A lawsuit alleging that the real estate brokerage industry inflates commission fees has been expanded to include all of Canada and an expert says it could bring big changes to the housing market.
The class action suit, filed in federal court last month, names 72 different regional real estate boards, 10 real estate franchisors and eight real estate brokerages as defendants.
“The class action is quite substantial and it’s pretty huge,” Walter Melanson, co-founder and market analyst at PropertyGuys.com, told BNN Bloomberg in a Monday interview.
The lawsuit comes after an original suit was filed in federal court in September on behalf of home-sellers in the Greater Toronto Area against the Toronto Regional Real Estate Board (TRREB).
None of the allegations have been proven in court.
The latest price-fixing suit alleges that an unwritten arrangement known as the “buyer brokerage commission rule,” which has become the norm for many residential real estate transactions, violates competition laws.
When a home sale closes, the seller typically pays a broker commission fee, which is a percentage of the entire sale amount. The fee is normally then split between the representatives of the seller and the buyer, and is customarily shared evenly.
This was the case with Milton resident Kevin McFall, the named plaintiff in the class action suit. In the court documents, McFall alleges he sold his home in May and paid a five per cent commission on the sale, half of which went to the buyer brokerage.
The suit claims that this system incentivizes buyer brokerages to direct their clients away from sellers offering lower commission fees, artificially inflating them over time.
“We're talking about rules that drive policies and policies that drive behaviours and behaviours that drive outcomes,” Melanson explained.
Case follows Missouri court decision
The Canadian class action comes on the heels of a similar case in the U.S.
In a precedent-setting October decision, a Missouri court handed down a guilty verdict in a price-fixing lawsuit brought against major U.S. real estate players including the National Association of Realtors and RE/MAX.
The plaintiffs in that case were awarded US$1.8 billion in damages.
“When it comes to Canada, it's the same types of allegations,” Melanson said.

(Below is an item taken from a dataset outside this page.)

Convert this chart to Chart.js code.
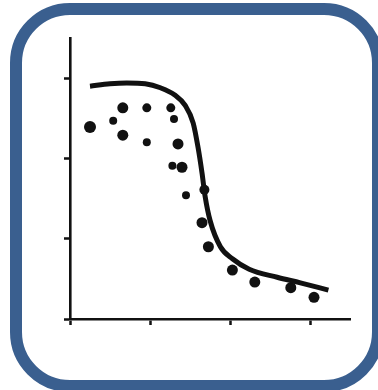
<!DOCTYPE html>
<html>
<head>
<meta charset="utf-8">
<script src="https://cdn.jsdelivr.net/npm/chart.js@4"></script>
<style>
  html, body { margin: 0; padding: 0; background: #fff; }
  body { width: 378px; height: 390px; position: relative; overflow: hidden; }
  #frame {
    position: absolute; left: 10px; top: 3px; width: 350px; height: 365px;
    border: 12px solid #3a5f8f; border-radius: 60px; background: #fff;
  }
  #wrap { position: absolute; left: 0; top: 0; width: 378px; height: 390px; }
</style>
</head>
<body>
<div id="frame"></div>
<div id="wrap"><canvas id="chart" width="378" height="390"></canvas></div>
<script>
// Measured response (dots)
const obsX = [0.25, 0.54, 0.66, 0.66, 0.96, 0.96, 1.26, 1.30, 1.35, 1.28, 1.40, 1.45, 1.68, 1.65, 1.73, 2.03, 2.31, 2.76, 3.05];
const obsY = [2.39, 2.47, 2.63, 2.29, 2.63, 2.20, 2.63, 2.49, 2.18, 1.91, 1.89, 1.54, 1.61, 1.20, 0.90, 0.61, 0.46, 0.39, 0.27];

// Fitted curve
const fitX = [0.25, 0.50, 0.71, 0.94, 1.13, 1.31, 1.44, 1.54, 1.60, 1.65, 1.69, 1.75, 1.88, 2.03, 2.24, 2.59, 2.88, 3.23];
const fitY = [2.90, 2.93, 2.94, 2.93, 2.88, 2.79, 2.66, 2.44, 2.14, 1.82, 1.52, 1.23, 0.90, 0.75, 0.62, 0.52, 0.45, 0.36];

// Axis tick positions
const xTicks = [0, 1, 2, 3];
const yTicks = [0, 1, 2, 3];

// Dot radii (marker styling)
const dotRadius = [6, 4, 5.5, 5.5, 4.5, 4, 4.5, 4, 5.5, 4, 5.5, 4, 5, 5.5, 5.5, 5.5, 5.5, 5.5, 5.5];

const ink = '#111111';

const axisStyle = (ticks) => ({
  type: 'linear',
  min: 0,
  max: 3.5,
  afterBuildTicks: (scale) => { scale.ticks = ticks.map(v => ({ value: v })); },
  ticks: { display: false },
  grid: { drawOnChartArea: false, drawTicks: true, tickLength: 6, tickWidth: 2.5, color: ink },
  border: { display: true, color: ink, width: 2.6 }
});

new Chart(document.getElementById('chart'), {
  type: 'scatter',
  data: {
    datasets: [
      {
        label: 'fit',
        data: fitX.map((x, i) => ({ x, y: fitY[i] })),
        showLine: true,
        borderColor: ink,
        borderWidth: 5,
        cubicInterpolationMode: 'monotone',
        pointRadius: 0,
        borderCapStyle: 'butt'
      },
      {
        label: 'observed',
        data: obsX.map((x, i) => ({ x, y: obsY[i] })),
        backgroundColor: ink,
        borderWidth: 0,
        pointRadius: dotRadius
      }
    ]
  },
  options: {
    responsive: false,
    animation: false,
    events: [],
    layout: { padding: { left: 64, right: 28, top: 38, bottom: 65 } },
    plugins: { legend: { display: false }, tooltip: { enabled: false } },
    scales: {
      x: axisStyle(xTicks),
      y: axisStyle(yTicks)
    }
  }
});
</script>
</body>
</html>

“The lawyers behind this class action are saying that certain rules prevent competition in the buyer brokerage industry, which lead to falsely inflating real estate commissions, so that's really what the focus is.”
Allegations 'without merit': CREA
The Canada-wide class action suit claims that the Canadian Real Estate Association (CREA) helped brokerages facilitate the alleged price-fixing scheme.
The organization says the allegations are “without merit.”
“(CREA) will continue to vigorously defend against these claims,” CREA said in a statement to BNN Bloomberg.
The association claims its listing system are “efficient and effective cooperative marketplaces that bring together realtors acting on behalf of Canadian home sellers and buyers, and are both pro-competitive and pro-consumer.”
After the Missouri court decision, Melanson said “copy cat” class action suits have been filed across 11 U.S. states, with the potential to exceed US$100 billion in damages.
Decisions in U.S. courts will likely influence the behaviour of realtors in Canada, Melanson said, noting that many brokerages are already changing their commission rules to de-risk their businesses in the long term.
“It really depends what the folks that are involved in the American suits want to do here in Canada, but we hope that any change is good for consumers,” Melanson said.
He noted that some analysts have estimated that real estate commissions in Canada could come down as much as 30 per cent as a result of the legal action.
“Those are the types of things we'd love to see in the market,” Melanson said.